The Service's Co-Balancing Act: Final Carbon Capture Credit Regulations Target Broad Taxpayer Implementation and Administrability
Amid the headline-grabbing events of 6 January 2021, the U.S. Department of Treasury released final regulations under Code1 Section 45Q. Code Section 45Q provides for a U.S. federal income tax credit at varying rates to taxpayers that participate in various aspects of the process of sequestering carbon oxide and disposing of it in secure geologic storage, use it as a tertiary injectant in a qualified enhanced oil or natural gas recovery project, or utilize it in certain processes.
The final regulations are broadly similar to the proposed regulations published in May of 2020, with revisions focused primarily on making the credit broadly available and as flexible and useful as reasonably possible for businesses of all sizes. By tying the final regulations to industry standards and well-known and understood regulatory requirements used elsewhere in the Code and Regulations, the IRS appears to be signaling an intent to make compliance with the requirements of Code Section 45Q as straightforward and practicable as possible. In addition, certain provisions indicate that Treasury intends to allow parties to allocate contractual and physical risk in ways that could make investment in carbon oxide sequestration projects more appealing to even the more risk-averse tax equity investors.
Simplification was clearly high on the list of Treasury’s goals. Among other things, Treasury redefined “carbon capture equipment” to focus on functionality rather than on an enumeration of qualified (or excluded) components and placement in service by reference to existing regulations promulgated under Code Section 168. In addition, the regulations expressly permit the use of subcontractors for disposal, injection, and utilization, and tailored the measurement of relative fair market value under the 80/20 test to only carbon capture process train equipment, rather than other equipment in the larger project into which such equipment is integrated. The final regulations also clarify that carbon capture equipment may be owned by a taxpayer other than the taxpayer that owns the industrial facility at which such equipment is placed in service. This could be read to imply that taxpayers should not be concerned about the limited use property rules, but Treasury stopped short of stating that plainly.

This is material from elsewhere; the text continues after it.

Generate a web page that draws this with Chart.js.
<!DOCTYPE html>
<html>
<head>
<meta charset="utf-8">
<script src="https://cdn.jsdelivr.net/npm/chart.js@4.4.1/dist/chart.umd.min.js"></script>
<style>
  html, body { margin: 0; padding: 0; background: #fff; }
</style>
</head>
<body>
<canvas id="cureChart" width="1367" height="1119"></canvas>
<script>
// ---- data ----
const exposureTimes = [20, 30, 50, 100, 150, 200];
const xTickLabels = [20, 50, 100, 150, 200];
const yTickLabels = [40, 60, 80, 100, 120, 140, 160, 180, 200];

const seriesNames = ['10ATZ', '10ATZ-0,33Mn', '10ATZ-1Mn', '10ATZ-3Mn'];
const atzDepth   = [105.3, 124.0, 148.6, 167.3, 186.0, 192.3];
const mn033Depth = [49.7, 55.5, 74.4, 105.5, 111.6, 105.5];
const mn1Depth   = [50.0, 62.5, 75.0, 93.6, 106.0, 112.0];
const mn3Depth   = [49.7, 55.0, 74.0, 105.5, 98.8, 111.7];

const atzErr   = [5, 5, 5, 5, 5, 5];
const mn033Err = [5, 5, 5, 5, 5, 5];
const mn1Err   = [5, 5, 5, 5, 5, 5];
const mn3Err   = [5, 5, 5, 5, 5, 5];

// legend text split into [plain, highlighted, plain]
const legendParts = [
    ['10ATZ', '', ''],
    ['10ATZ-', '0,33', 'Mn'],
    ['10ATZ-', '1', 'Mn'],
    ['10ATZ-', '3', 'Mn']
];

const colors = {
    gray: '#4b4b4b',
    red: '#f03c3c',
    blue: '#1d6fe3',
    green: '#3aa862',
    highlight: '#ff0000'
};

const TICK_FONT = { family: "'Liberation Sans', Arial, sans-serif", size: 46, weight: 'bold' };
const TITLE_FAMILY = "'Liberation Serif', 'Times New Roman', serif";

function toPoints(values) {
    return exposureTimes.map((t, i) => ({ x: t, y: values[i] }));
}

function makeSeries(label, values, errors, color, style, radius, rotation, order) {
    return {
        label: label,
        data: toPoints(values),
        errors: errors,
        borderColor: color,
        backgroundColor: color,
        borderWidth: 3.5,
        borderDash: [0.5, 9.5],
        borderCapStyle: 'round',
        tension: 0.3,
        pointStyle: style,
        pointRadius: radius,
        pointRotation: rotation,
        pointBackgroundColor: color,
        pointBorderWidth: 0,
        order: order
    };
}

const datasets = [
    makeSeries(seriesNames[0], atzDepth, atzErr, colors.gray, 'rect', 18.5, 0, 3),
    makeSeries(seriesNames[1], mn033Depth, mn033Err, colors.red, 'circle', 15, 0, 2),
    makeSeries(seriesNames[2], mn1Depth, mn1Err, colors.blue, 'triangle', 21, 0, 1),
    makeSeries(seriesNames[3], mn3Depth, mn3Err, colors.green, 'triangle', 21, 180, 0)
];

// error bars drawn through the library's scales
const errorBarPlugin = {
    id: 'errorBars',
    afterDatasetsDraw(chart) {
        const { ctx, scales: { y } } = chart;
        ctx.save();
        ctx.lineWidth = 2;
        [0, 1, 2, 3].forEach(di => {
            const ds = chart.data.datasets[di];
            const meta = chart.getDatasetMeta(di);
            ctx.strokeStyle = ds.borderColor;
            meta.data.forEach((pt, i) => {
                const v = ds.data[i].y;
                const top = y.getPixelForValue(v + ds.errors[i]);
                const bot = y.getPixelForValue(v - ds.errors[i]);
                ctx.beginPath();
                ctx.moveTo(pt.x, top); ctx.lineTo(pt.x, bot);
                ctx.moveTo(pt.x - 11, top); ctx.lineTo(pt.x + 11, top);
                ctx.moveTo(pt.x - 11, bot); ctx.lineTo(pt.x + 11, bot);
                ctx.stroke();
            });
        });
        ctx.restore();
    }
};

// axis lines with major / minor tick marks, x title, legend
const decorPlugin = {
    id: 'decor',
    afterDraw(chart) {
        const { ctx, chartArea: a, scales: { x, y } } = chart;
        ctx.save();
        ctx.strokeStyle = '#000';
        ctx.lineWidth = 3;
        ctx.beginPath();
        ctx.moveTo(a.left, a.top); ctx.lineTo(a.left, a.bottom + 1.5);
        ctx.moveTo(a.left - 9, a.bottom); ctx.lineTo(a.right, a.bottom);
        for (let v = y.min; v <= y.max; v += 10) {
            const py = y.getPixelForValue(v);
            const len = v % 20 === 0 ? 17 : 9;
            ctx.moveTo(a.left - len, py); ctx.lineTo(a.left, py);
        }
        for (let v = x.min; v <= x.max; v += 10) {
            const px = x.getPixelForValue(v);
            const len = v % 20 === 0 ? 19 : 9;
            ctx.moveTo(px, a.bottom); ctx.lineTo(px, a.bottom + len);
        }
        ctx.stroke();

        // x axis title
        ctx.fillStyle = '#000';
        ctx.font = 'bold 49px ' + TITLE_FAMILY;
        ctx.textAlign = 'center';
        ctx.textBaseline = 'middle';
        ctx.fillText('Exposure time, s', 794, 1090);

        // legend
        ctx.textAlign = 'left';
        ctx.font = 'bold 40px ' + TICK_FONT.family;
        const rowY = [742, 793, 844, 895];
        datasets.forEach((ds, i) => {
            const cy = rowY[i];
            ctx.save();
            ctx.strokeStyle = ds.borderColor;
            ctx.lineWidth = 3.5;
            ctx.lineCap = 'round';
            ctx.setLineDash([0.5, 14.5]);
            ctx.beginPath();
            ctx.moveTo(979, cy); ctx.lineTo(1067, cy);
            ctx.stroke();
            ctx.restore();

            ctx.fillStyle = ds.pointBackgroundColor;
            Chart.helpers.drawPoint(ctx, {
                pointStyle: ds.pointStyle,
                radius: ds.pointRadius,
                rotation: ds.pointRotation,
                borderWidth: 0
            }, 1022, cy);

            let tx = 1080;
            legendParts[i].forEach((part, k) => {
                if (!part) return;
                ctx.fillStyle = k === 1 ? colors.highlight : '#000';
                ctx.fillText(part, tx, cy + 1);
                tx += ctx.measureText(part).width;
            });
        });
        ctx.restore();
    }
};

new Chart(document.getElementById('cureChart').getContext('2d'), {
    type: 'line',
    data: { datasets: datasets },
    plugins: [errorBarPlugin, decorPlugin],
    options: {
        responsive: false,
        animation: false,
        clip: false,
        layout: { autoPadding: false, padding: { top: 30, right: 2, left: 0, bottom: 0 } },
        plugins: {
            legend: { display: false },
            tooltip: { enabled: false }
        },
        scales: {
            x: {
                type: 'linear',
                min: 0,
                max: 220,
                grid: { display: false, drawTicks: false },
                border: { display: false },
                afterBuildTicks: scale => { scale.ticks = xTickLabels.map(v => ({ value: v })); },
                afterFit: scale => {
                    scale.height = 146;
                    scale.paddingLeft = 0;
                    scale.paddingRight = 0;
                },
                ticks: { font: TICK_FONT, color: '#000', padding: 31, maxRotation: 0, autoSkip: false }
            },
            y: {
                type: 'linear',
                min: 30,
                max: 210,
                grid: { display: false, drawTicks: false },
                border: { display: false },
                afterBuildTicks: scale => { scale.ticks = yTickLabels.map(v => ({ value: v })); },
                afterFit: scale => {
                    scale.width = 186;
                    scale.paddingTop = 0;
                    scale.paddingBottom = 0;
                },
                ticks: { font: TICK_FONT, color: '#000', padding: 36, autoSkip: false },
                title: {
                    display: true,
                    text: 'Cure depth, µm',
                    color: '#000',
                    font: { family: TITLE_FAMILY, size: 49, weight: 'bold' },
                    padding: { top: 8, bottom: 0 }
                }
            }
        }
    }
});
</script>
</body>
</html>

The Internal Revenue Service’s ability to evaluate taxpayer compliance was also apparently a Treasury priority. For example, when an election under Code Section 45Q(f)(3)(B) is made, only the person in direct contractual privity with the person authorized to make the election will be permitted to claim the credit. In addition, while Treasury agreed to permit a taxpayer to claim a credit even if the taxpayer’s contractual counterparty fails to submit a Form 8933 when required, Treasury will not permit the taxpayer to claim the credit when the taxpayer itself fails to file a Form 8933.

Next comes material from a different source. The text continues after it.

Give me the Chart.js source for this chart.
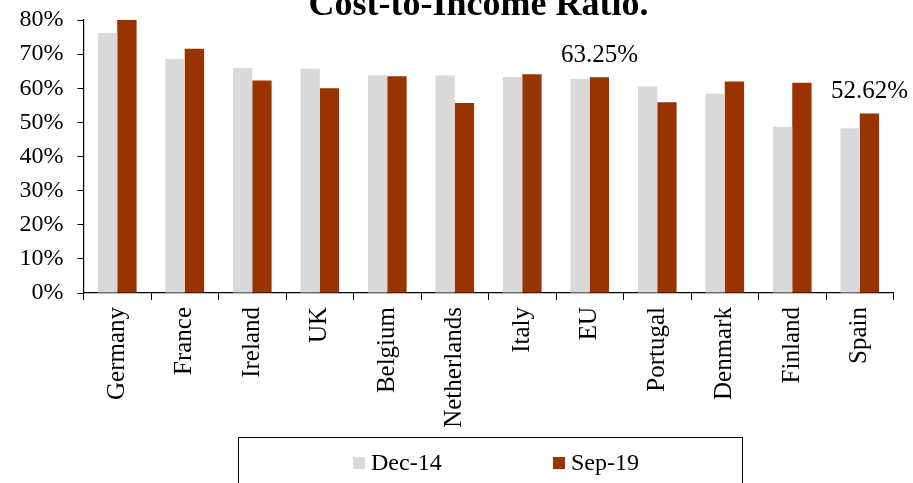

The final regulations generally incorporated guidance released in early 2020, specifically, the single-project approach to aggregation of carbon capture equipment and express authorization for taxpayers to “pool” their access to the credit by investing in a carbon capture venture through a partnership, subject to compliance with procedures set forth in Revenue Procedure 2020-12. In the preamble to the final regulations, Treasury stated that it would interpret the 80/20 and single-project rules consistently with existing guidance regarding other provisions of the Code, e.g., the renewable energy tax credits authorized by Code Sections 45 and 48.

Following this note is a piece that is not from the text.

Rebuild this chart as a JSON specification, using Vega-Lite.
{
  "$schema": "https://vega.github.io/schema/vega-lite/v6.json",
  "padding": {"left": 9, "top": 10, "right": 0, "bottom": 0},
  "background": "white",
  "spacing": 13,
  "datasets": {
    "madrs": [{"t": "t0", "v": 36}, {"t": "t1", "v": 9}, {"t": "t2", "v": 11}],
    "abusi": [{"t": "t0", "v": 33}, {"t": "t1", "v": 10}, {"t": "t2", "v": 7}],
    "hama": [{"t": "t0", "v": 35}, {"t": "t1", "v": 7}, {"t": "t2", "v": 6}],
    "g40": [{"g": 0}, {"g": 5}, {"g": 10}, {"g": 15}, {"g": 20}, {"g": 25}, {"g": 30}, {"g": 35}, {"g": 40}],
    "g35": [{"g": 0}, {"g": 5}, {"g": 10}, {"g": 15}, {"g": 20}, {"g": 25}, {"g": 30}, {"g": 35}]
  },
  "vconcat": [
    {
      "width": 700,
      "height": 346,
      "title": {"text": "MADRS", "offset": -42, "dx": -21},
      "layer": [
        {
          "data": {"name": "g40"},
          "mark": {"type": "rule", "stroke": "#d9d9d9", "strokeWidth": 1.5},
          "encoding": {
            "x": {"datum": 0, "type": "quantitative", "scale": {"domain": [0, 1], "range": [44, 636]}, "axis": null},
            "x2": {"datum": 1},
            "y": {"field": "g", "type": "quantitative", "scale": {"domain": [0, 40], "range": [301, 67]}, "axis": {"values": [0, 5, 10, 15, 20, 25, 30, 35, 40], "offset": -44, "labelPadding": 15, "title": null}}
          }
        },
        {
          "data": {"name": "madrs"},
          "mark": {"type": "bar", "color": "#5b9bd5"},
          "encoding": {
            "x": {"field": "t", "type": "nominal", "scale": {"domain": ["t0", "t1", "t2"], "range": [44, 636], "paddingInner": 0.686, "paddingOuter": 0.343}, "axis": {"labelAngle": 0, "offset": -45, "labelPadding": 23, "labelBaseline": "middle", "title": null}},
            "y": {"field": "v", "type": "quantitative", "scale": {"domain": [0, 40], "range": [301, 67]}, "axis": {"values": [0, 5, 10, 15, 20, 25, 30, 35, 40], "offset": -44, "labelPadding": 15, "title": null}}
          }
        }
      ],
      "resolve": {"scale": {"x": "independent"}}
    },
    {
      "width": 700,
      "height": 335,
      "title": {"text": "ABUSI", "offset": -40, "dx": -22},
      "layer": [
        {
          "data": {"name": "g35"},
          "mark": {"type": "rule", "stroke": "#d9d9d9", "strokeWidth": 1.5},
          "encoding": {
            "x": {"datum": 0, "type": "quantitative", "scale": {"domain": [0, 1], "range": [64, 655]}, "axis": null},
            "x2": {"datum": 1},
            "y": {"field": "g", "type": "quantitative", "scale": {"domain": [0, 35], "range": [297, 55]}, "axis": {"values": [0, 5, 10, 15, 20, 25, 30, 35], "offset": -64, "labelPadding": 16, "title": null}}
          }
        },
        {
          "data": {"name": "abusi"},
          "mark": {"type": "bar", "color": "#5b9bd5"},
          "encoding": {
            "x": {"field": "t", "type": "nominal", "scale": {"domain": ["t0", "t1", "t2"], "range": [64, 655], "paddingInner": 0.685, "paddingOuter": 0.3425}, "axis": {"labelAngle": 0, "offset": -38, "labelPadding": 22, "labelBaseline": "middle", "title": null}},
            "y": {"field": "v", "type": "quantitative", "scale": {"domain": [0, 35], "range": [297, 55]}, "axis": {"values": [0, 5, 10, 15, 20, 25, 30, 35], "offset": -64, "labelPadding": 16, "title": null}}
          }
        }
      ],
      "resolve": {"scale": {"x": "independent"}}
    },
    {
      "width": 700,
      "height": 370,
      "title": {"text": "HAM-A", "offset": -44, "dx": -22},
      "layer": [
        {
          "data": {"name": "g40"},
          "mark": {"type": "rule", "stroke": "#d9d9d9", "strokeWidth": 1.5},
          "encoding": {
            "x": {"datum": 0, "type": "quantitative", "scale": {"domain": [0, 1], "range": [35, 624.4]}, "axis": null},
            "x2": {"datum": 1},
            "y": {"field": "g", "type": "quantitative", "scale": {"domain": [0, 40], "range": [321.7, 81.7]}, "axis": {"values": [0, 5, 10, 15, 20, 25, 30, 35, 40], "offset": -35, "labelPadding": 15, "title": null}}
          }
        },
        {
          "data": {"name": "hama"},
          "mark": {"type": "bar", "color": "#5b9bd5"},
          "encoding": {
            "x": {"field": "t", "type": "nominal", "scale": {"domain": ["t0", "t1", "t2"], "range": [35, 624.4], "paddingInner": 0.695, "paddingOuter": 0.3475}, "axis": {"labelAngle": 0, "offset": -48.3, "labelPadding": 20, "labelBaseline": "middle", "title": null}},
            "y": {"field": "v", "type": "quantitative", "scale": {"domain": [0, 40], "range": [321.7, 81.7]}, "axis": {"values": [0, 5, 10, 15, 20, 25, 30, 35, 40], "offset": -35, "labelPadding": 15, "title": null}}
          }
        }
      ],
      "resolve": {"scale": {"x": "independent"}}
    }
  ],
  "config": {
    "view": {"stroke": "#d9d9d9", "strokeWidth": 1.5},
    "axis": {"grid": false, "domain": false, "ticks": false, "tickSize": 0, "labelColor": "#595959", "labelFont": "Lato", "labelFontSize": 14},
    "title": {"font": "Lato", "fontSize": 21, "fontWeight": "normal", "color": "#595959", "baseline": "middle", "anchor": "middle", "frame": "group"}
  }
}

Certain other provisions clarified what types of carbon capture equipment qualify, including equipment incorporated into a co-generation facility and specific naturally occurring deposits. These provisions are generally consistent with the implication in Code Section 45Q that the carbon oxide that is ultimately sequestered be produced as part of a process that creates a commercial product or using direct air capture.
One potential area of consternation in the final regulations is the decision not to adopt an interim allowance of the Code Section 45Q credit. The credit is available for twelve years after a qualified facility is placed in service. However, before a taxpayer may claim credits, the facility’s Environmental Protection Agency Monitoring, Reporting, and Verification Plan and analysis of lifecycle greenhouse gas emissions must be approved. Thus, a significant delay in receiving either of these approvals could cause the taxpayer to lose some of the twelve-year period during which the credits may be claimed. In the preamble to the final regulations, Treasury indicated that it is not receptive to any deviation from the placement in service standard or interim credit allowance concept. However, if this proves to be a significant complication, perhaps Treasury would reconsider.